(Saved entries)
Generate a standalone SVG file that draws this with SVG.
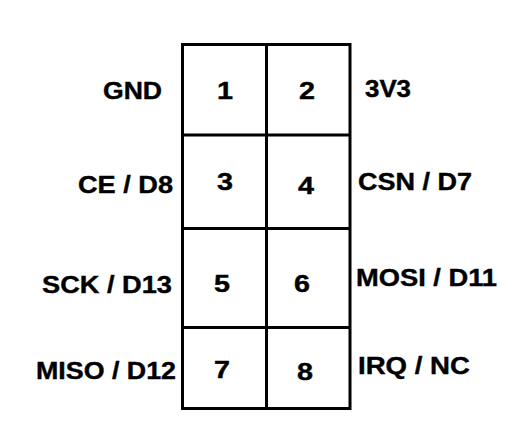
<svg xmlns="http://www.w3.org/2000/svg" width="507" height="429" viewBox="0 0 507 429">
<style>
.grid{fill:none;stroke:#000;stroke-width:3}
.t{font-family:"Liberation Sans",Arial,sans-serif;font-weight:bold;font-size:24px;fill:#000;stroke:#000;stroke-width:0.4}
.n{text-anchor:middle;font-size:24px}
.l{text-anchor:end}
</style>
<rect width="507" height="429" fill="#fff"/>
<g id="connectors">
<rect class="grid" x="182.5" y="44.5" width="167.5" height="364"/>
<line class="grid" x1="266.5" y1="44.5" x2="266.5" y2="408.5"/>
<line class="grid" x1="182.5" y1="135" x2="350" y2="135"/>
<line class="grid" x1="182.5" y1="228.5" x2="350" y2="228.5"/>
<line class="grid" x1="182.5" y1="327.5" x2="350" y2="327.5"/>
</g>
<g id="pin1"><text class="t n" x="225" y="99" textLength="16" lengthAdjust="spacingAndGlyphs">1</text><text class="t l" x="162" y="99" textLength="59" lengthAdjust="spacingAndGlyphs">GND</text></g>
<g id="pin2"><text class="t n" x="307" y="99" textLength="16" lengthAdjust="spacingAndGlyphs">2</text><text class="t" x="365" y="97" textLength="46" lengthAdjust="spacingAndGlyphs">3V3</text></g>
<g id="pin3"><text class="t n" x="225" y="190" textLength="16" lengthAdjust="spacingAndGlyphs">3</text><text class="t l" x="173" y="193" textLength="95" lengthAdjust="spacingAndGlyphs">CE / D8</text></g>
<g id="pin4"><text class="t n" x="306" y="194" textLength="16" lengthAdjust="spacingAndGlyphs">4</text><text class="t" x="358" y="190" textLength="114" lengthAdjust="spacingAndGlyphs">CSN / D7</text></g>
<g id="pin5"><text class="t n" x="222" y="292" textLength="16" lengthAdjust="spacingAndGlyphs">5</text><text class="t l" x="172" y="293" textLength="130" lengthAdjust="spacingAndGlyphs">SCK / D13</text></g>
<g id="pin6"><text class="t n" x="302" y="292" textLength="16" lengthAdjust="spacingAndGlyphs">6</text><text class="t" x="356" y="286" textLength="141" lengthAdjust="spacingAndGlyphs">MOSI / D11</text></g>
<g id="pin7"><text class="t n" x="222" y="378" textLength="16" lengthAdjust="spacingAndGlyphs">7</text><text class="t l" x="176" y="379" textLength="140" lengthAdjust="spacingAndGlyphs">MISO / D12</text></g>
<g id="pin8"><text class="t n" x="305" y="380" textLength="16" lengthAdjust="spacingAndGlyphs">8</text><text class="t" x="358" y="374" textLength="112" lengthAdjust="spacingAndGlyphs">IRQ / NC</text></g>
</svg>
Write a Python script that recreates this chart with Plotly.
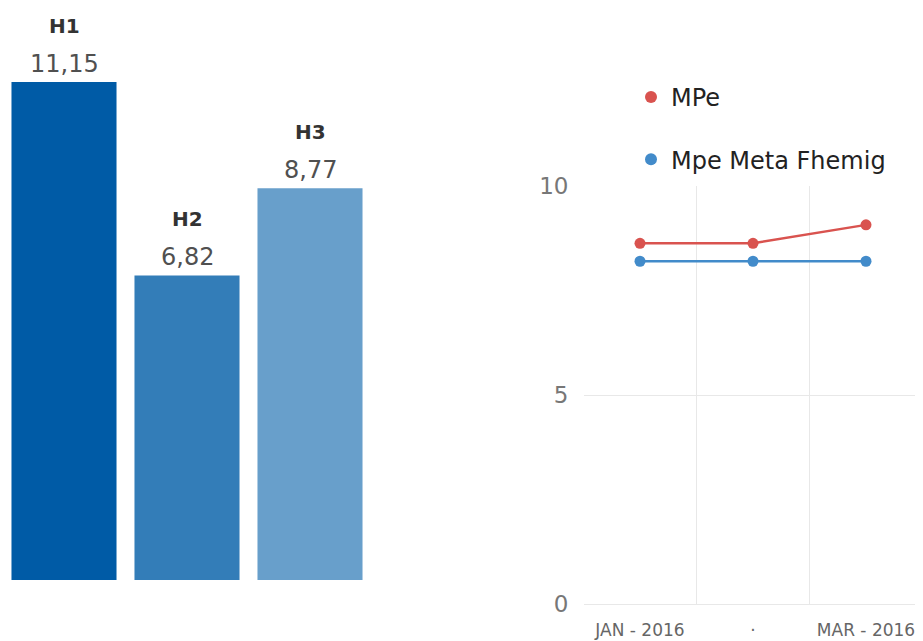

Exercise prompt
Every line of the data should be copied as it stands, without the images.

Right answer
Generate a standalone SVG file that draws this with SVG.
<svg xmlns="http://www.w3.org/2000/svg" width="507" height="429" viewBox="0 0 507 429">
<style>
.grid{fill:none;stroke:#000;stroke-width:3}
.t{font-family:"Liberation Sans",Arial,sans-serif;font-weight:bold;font-size:24px;fill:#000;stroke:#000;stroke-width:0.4}
.n{text-anchor:middle;font-size:24px}
.l{text-anchor:end}
</style>
<rect width="507" height="429" fill="#fff"/>
<g id="connectors">
<rect class="grid" x="182.5" y="44.5" width="167.5" height="364"/>
<line class="grid" x1="266.5" y1="44.5" x2="266.5" y2="408.5"/>
<line class="grid" x1="182.5" y1="135" x2="350" y2="135"/>
<line class="grid" x1="182.5" y1="228.5" x2="350" y2="228.5"/>
<line class="grid" x1="182.5" y1="327.5" x2="350" y2="327.5"/>
</g>
<g id="pin1"><text class="t n" x="225" y="99" textLength="16" lengthAdjust="spacingAndGlyphs">1</text><text class="t l" x="162" y="99" textLength="59" lengthAdjust="spacingAndGlyphs">GND</text></g>
<g id="pin2"><text class="t n" x="307" y="99" textLength="16" lengthAdjust="spacingAndGlyphs">2</text><text class="t" x="365" y="97" textLength="46" lengthAdjust="spacingAndGlyphs">3V3</text></g>
<g id="pin3"><text class="t n" x="225" y="190" textLength="16" lengthAdjust="spacingAndGlyphs">3</text><text class="t l" x="173" y="193" textLength="95" lengthAdjust="spacingAndGlyphs">CE / D8</text></g>
<g id="pin4"><text class="t n" x="306" y="194" textLength="16" lengthAdjust="spacingAndGlyphs">4</text><text class="t" x="358" y="190" textLength="114" lengthAdjust="spacingAndGlyphs">CSN / D7</text></g>
<g id="pin5"><text class="t n" x="222" y="292" textLength="16" lengthAdjust="spacingAndGlyphs">5</text><text class="t l" x="172" y="293" textLength="130" lengthAdjust="spacingAndGlyphs">SCK / D13</text></g>
<g id="pin6"><text class="t n" x="302" y="292" textLength="16" lengthAdjust="spacingAndGlyphs">6</text><text class="t" x="356" y="286" textLength="141" lengthAdjust="spacingAndGlyphs">MOSI / D11</text></g>
<g id="pin7"><text class="t n" x="222" y="378" textLength="16" lengthAdjust="spacingAndGlyphs">7</text><text class="t l" x="176" y="379" textLength="140" lengthAdjust="spacingAndGlyphs">MISO / D12</text></g>
<g id="pin8"><text class="t n" x="305" y="380" textLength="16" lengthAdjust="spacingAndGlyphs">8</text><text class="t" x="358" y="374" textLength="112" lengthAdjust="spacingAndGlyphs">IRQ / NC</text></g>
</svg>
Write a Python script that recreates this chart with Plotly.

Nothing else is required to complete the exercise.